Под «дьяволом» Булгаков разумел варианты новой «серьёзной власти». Серьёзность в расколотом обществе в конечном итоге идёт на поклон к смеху. Булгаков смотрит на эту проблему глубже. Сама периодическая смена смеха и серьёзности для него слишком серьёзна. Карнавализованный мир булгаковской прозы 1920-х годов таков, что в нём — серьёзности не хватает смеха, а смеху серьёзности. Но таковы законы карнавала. Такая взаимозависимость требует диалога. Возможность осуществить этот диалог и берёт на себя художник.

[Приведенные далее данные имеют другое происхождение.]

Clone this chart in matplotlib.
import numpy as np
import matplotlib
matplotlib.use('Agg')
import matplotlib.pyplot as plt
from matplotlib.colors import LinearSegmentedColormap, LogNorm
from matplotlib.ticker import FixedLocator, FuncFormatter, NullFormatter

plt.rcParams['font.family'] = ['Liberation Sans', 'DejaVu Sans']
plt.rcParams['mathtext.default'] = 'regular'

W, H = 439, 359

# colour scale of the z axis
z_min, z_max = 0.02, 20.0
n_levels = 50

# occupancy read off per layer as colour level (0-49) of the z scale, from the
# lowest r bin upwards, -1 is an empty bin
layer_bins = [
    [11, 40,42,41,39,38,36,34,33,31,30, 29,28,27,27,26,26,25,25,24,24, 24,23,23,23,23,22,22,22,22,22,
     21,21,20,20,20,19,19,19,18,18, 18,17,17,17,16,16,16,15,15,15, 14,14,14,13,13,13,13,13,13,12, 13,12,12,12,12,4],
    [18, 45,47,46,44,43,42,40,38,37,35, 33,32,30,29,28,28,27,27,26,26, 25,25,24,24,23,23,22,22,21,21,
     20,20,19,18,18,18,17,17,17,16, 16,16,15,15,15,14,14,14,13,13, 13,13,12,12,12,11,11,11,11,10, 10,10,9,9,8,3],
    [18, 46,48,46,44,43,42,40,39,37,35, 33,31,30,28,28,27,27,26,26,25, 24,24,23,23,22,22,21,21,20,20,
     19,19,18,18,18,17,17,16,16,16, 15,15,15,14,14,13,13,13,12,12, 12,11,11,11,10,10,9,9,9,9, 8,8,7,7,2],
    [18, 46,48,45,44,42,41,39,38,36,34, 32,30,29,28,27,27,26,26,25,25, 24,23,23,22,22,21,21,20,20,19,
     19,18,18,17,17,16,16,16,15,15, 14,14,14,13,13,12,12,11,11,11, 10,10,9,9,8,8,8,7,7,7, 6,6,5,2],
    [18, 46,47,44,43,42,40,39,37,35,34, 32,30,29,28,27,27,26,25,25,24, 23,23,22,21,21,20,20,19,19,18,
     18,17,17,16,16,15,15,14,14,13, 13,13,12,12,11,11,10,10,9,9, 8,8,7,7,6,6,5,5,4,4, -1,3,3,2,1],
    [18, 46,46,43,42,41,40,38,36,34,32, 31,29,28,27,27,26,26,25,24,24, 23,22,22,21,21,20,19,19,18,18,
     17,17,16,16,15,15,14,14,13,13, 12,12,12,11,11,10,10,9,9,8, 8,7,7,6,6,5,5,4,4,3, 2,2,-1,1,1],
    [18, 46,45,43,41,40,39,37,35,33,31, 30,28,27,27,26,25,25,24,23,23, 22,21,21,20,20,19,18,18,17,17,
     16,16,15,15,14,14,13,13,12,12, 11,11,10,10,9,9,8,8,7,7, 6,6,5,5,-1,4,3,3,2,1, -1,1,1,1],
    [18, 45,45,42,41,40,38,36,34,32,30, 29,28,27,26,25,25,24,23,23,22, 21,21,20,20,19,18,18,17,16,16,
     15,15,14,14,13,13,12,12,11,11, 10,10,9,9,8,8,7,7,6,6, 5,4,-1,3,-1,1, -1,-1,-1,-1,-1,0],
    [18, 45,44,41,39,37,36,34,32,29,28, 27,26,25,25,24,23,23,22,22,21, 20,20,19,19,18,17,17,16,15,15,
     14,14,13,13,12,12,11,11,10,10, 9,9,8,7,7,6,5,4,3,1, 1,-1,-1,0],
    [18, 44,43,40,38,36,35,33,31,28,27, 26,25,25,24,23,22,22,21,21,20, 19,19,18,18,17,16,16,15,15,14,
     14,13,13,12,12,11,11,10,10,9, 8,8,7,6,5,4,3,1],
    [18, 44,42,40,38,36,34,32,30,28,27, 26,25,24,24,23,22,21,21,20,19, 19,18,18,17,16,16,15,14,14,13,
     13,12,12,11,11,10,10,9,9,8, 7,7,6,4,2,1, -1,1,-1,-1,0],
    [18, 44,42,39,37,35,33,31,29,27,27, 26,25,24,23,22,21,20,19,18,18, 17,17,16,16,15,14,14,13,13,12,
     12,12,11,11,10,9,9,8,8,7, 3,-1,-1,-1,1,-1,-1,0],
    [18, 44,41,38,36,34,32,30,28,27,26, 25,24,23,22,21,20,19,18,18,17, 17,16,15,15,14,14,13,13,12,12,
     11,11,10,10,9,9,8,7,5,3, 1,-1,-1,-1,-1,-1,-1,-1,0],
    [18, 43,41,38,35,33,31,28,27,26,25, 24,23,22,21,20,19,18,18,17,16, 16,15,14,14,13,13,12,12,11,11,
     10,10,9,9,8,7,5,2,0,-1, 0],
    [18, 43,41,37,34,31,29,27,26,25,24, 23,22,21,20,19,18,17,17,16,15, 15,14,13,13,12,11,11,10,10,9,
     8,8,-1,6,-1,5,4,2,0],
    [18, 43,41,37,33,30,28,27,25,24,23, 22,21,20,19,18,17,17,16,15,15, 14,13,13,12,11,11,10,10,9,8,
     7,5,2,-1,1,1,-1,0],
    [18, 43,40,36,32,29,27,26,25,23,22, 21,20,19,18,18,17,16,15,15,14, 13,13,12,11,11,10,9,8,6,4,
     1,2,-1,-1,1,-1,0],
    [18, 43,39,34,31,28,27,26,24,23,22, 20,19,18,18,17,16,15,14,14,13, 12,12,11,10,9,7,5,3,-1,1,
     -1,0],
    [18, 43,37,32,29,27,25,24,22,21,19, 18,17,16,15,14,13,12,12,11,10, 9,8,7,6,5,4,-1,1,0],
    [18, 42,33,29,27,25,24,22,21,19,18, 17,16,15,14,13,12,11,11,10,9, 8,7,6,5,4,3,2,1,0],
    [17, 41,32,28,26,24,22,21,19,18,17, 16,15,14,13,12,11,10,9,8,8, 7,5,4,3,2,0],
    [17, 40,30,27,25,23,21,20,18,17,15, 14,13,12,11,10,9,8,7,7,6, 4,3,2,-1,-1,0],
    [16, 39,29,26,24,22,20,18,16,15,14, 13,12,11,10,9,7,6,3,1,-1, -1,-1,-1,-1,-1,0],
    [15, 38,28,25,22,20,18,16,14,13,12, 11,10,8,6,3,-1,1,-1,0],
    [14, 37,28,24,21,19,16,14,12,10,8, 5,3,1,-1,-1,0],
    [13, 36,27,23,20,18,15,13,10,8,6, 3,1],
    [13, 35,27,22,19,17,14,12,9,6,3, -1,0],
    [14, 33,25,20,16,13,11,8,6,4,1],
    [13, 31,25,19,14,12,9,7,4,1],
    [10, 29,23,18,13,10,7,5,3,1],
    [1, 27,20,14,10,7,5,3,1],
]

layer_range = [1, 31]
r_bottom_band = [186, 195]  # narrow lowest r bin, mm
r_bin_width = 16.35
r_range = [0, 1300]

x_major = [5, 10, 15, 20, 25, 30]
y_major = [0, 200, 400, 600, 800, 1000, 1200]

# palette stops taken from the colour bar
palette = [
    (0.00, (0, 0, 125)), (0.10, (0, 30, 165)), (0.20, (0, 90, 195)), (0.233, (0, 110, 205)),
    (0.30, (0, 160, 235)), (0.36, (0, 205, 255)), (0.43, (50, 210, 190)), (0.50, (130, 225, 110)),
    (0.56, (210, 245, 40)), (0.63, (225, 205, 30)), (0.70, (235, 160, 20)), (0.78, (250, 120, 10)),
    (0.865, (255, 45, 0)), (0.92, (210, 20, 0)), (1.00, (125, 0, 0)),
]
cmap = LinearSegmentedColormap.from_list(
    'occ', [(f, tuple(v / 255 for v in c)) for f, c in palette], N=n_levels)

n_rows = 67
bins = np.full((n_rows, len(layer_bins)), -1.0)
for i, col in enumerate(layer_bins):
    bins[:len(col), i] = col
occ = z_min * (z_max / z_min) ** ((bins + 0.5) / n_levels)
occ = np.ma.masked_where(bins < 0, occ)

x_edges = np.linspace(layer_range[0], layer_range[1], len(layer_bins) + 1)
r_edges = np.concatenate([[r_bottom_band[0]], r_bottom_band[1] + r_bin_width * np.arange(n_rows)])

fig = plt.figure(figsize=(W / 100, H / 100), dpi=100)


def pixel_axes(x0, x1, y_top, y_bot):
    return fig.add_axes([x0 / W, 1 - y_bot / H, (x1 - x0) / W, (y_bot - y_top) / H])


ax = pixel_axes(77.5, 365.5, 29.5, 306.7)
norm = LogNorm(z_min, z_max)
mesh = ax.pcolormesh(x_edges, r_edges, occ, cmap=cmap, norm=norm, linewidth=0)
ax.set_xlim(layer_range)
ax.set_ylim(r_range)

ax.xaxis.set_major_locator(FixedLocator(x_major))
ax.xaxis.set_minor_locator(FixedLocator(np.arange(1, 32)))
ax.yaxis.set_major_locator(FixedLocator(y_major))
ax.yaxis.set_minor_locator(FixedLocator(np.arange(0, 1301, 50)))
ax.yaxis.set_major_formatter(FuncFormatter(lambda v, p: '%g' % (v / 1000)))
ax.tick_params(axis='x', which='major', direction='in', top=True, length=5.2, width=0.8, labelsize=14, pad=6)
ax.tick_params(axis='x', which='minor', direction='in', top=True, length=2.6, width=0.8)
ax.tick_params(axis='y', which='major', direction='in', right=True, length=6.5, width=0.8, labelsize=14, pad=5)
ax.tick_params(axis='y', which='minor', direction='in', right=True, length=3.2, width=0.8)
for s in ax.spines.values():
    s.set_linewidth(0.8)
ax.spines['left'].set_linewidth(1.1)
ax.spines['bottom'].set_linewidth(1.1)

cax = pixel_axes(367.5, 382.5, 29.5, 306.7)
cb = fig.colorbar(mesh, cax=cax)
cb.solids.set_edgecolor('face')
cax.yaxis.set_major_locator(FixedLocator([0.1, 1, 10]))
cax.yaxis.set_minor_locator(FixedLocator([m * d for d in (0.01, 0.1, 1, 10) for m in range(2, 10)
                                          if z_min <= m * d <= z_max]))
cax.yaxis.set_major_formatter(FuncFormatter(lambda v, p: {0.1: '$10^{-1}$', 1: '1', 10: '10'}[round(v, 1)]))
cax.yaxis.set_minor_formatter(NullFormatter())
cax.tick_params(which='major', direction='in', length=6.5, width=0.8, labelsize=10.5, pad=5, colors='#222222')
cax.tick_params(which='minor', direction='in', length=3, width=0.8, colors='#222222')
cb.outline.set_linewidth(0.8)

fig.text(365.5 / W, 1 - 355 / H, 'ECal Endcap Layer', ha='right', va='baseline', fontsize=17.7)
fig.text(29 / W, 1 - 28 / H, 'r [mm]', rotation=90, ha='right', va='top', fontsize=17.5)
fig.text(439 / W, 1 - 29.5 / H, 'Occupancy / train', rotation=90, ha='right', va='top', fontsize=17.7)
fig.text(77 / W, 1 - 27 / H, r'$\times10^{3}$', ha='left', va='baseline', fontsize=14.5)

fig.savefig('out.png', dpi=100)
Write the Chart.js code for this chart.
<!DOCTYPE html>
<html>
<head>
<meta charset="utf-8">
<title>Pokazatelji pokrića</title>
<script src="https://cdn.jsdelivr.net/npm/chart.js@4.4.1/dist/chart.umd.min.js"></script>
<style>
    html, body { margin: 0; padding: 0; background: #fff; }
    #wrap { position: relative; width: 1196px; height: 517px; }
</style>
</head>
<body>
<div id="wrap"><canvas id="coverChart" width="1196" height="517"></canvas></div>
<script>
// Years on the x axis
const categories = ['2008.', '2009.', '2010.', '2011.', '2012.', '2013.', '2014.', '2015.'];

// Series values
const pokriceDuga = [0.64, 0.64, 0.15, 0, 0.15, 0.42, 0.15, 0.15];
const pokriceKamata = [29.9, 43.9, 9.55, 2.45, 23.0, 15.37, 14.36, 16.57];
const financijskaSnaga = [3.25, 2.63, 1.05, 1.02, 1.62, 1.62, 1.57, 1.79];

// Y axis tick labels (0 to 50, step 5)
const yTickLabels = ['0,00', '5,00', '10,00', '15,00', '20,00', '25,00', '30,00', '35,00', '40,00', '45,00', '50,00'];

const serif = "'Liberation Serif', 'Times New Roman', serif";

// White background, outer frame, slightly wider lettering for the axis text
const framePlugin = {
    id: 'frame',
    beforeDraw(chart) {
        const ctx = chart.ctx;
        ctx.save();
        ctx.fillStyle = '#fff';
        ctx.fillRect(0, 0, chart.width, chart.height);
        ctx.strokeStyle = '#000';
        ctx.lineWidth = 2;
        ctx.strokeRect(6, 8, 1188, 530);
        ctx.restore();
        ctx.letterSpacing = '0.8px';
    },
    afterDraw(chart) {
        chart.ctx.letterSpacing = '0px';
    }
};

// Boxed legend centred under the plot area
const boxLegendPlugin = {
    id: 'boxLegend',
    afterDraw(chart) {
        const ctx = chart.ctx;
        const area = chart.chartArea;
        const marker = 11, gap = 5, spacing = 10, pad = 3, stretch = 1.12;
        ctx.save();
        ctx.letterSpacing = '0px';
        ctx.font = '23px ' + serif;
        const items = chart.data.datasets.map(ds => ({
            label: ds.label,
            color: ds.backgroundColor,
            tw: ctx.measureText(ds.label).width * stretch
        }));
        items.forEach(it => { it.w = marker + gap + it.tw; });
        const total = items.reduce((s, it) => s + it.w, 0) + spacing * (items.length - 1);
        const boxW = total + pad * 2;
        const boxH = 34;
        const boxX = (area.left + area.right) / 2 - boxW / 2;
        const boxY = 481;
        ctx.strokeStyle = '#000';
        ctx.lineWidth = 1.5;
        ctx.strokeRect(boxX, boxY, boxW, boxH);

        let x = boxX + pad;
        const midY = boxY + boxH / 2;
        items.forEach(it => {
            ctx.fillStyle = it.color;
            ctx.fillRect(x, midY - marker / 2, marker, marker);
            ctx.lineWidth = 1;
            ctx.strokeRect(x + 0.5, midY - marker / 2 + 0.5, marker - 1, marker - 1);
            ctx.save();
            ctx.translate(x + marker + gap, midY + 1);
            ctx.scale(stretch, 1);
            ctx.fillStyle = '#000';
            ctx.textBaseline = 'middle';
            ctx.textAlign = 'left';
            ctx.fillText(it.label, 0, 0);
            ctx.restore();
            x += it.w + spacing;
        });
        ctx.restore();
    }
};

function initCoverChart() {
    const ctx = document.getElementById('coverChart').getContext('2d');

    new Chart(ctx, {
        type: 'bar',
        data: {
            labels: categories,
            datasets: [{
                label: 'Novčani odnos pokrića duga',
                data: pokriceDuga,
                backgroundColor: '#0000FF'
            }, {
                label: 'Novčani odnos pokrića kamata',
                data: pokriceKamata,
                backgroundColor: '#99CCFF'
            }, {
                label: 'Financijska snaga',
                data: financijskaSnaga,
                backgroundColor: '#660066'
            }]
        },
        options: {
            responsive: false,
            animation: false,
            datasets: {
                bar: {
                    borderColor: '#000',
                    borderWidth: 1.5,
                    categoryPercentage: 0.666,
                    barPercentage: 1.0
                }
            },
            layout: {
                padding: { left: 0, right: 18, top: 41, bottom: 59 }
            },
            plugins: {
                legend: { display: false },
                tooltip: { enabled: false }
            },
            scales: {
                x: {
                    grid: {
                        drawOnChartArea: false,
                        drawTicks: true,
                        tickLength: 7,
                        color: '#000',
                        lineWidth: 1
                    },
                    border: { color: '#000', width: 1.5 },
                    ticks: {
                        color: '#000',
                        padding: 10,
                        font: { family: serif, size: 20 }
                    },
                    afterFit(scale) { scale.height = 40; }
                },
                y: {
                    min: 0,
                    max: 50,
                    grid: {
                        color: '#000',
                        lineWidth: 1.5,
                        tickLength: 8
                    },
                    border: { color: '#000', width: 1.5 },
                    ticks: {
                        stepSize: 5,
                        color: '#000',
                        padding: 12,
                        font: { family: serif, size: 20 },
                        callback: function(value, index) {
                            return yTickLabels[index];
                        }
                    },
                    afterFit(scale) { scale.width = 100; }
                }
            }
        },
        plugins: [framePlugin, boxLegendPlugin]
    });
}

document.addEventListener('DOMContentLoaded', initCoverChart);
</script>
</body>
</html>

Мы полагаем, смех Булгакова гораздо больше, чем простое веселье, юмор, сарказм, комическое. «Смех» и «смелость» — в словаре русского языка стоят рядом. Тот писатель, который смел, который посмел, — смеётся. Смех — это смелость писателя перед лицом опасности. Это ответ мраку, идеологическому подавлению. Освобождение от надвигающегося гипноза. Несмелый, трусливый человек не смеётся — он хихикает. Смех объединяет людей, страх действует как колоссально разъединяющая сила. М.А. Булгаков убеждён, что здоровое общество должно «излучать» общечеловеческие ценности. В таком обществе личность имеет право на открытый, здоровый смех. Национальное самосознание веками накапливает опыт общения с властью. Булгаков изучает природу этого опыта. И при этом ещё и смеётся.

Примечания

1. Здесь и далее в тексте курсив Шаталовой С.В.

2. Булгаков, М.А. Записки на манжетах. — СПб., 2002. — С. 167. (Далее в тексте все цитаты даются по этому изданию с указанием страниц в скобках).

3. Серебрякова, Е.Г. Театрально-карнавальный компонент в прозе М.А. Булгакова 1920-х годов // Автореферат дис. ... канд. филол. наук. — Воронеж, 2002. — С. 8.

4. Там же. — С. 8—9.

5. Там же. — С. 9.

6. Соловьёв, М.Н. Изобразительные средства в творчестве Достоевского. — М., 1979. — С. 81.

7. Кон, И. Люди и роли // Новый мир. — 1970. — № 12. — С. 170.

8. Лосев, А.Ф. Античная мифология в её историческом развитии. — М., 1957. — С. 46.

9. Серебрякова, Е.Г. Указ. соч. — С. 10—11.

10. Там же. — С. 56.

11. Серебрякова, Е.Г. Указ. соч. — С. 10.

12. См. об этом: Некрылова, А.Ф. Русские народные городские праздники, увеселения и зрелища... — Л., 1988.

13. Ахиезер, А. От прошлого к будущему // Россия: Критика исторического опыта. — Новосибирск, 1998. — Т. 1.

14. Искандер, Ф. [Предисловие] // Юрий Домбровский. Факультет ненужных вещей. — М., 1988. — С. 152.